I am having a column of below json string in my dataframe how can I explode/flatten it to get single level dataframe ? Currently the schema is
df
|-json_data (StringType)
how can I have a df of below schema ?
df
|-key1
|-key2_signal
|-key2_value
[{
"key1": 1647336730000,
"key2": [
{
"signal": "signal_key_1",
"value": 73.6
},
{
"signal": "signal_key_2",
"value": 3.375
},
{
"signal": "signal_key_3",
"value": 13.82
}]
}]
CodePudding user response:
I guess it's how you should do it.
Explanation:
- Creating the dummy for practice on your sample data. (df1 creation)
- Take the string column and cast it to be an actual JSON.
- Select all of the fields.
- Explode key2 since it's a list.
- select all the relevant keys from within key2
- select key1 and key2 related data. using asterisk (*)
import pyspark.sql.functions as f
from pyspark.sql.types import *
import json
df1 = spark.createDataFrame(
[{'json_data': [json.dumps({
"key1": 1647336730000,
"key2": [
{
"signal": "signal_key_1",
"value": 73.6
},
{
"signal": "signal_key_2",
"value": 3.375
},
{
"signal": "signal_key_3",
"value": 13.82
}]
})]}],
schema=StructType([StructField('json_data', StringType(), True)])
)
(
df1
.withColumn('actual', f.from_json(f.col('json_data'), f.schema_of_json(f.lit(df1.select(f.col("json_data")).first()[0]))))

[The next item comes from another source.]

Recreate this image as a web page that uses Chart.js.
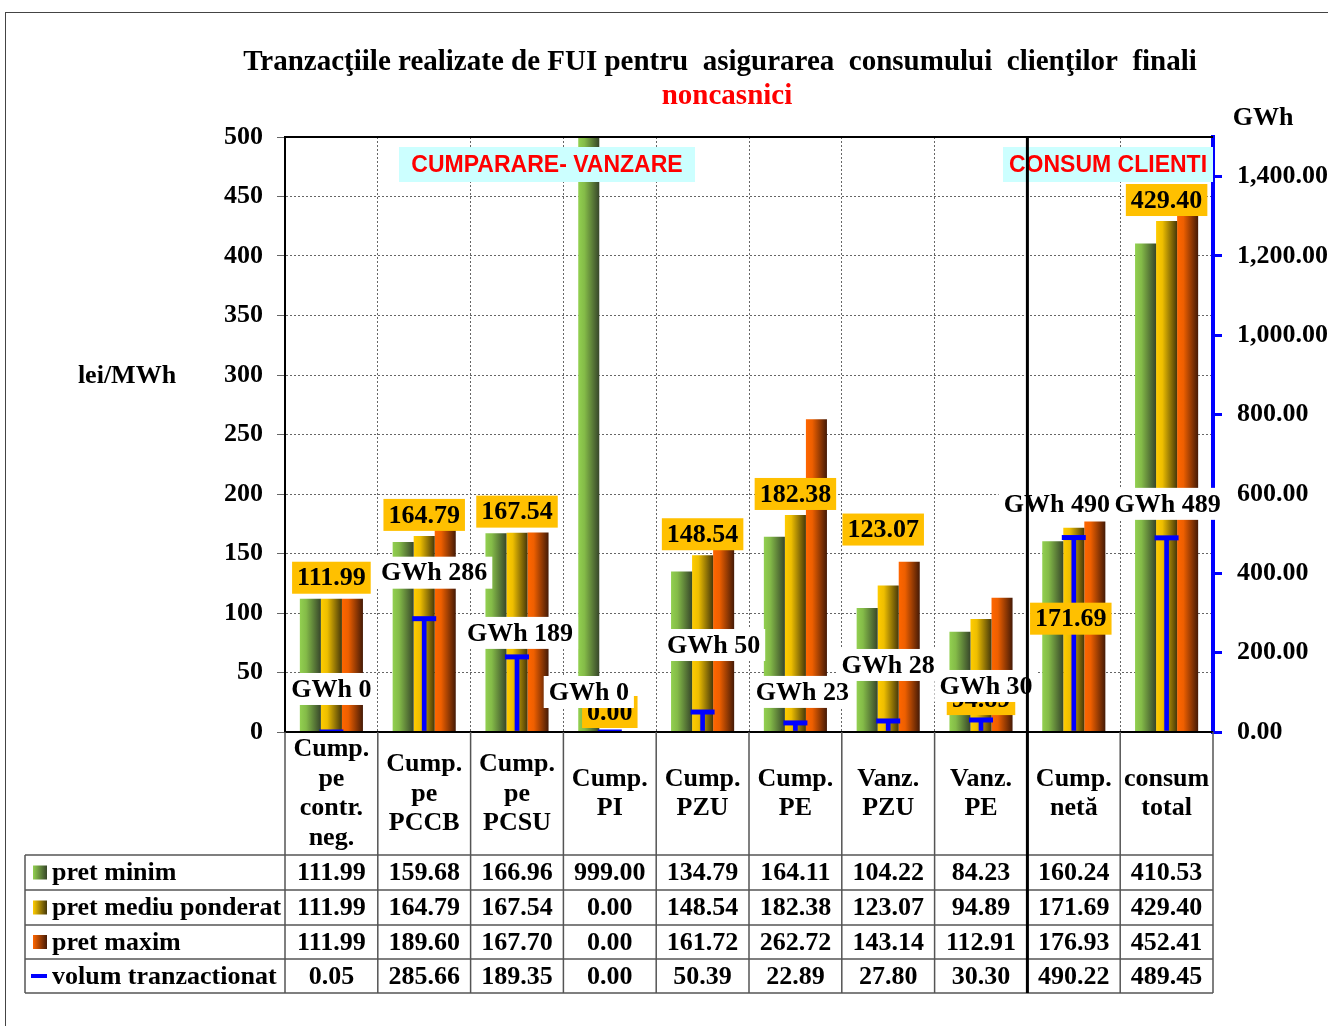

.withColumn('data', f.explode('actual'))
.drop('actual')
.withColumn('key2', f.explode('data.key2'))
.drop('json_data')
.select('data.key1', 'key2.*').show()
)
# ------------- ------------ -----
# | key1| signal|value|
# ------------- ------------ -----
# |1647336730000|signal_key_1| 73.6|
# |1647336730000|signal_key_2|3.375|
# |1647336730000|signal_key_3|13.82|
# ------------- ------------ -----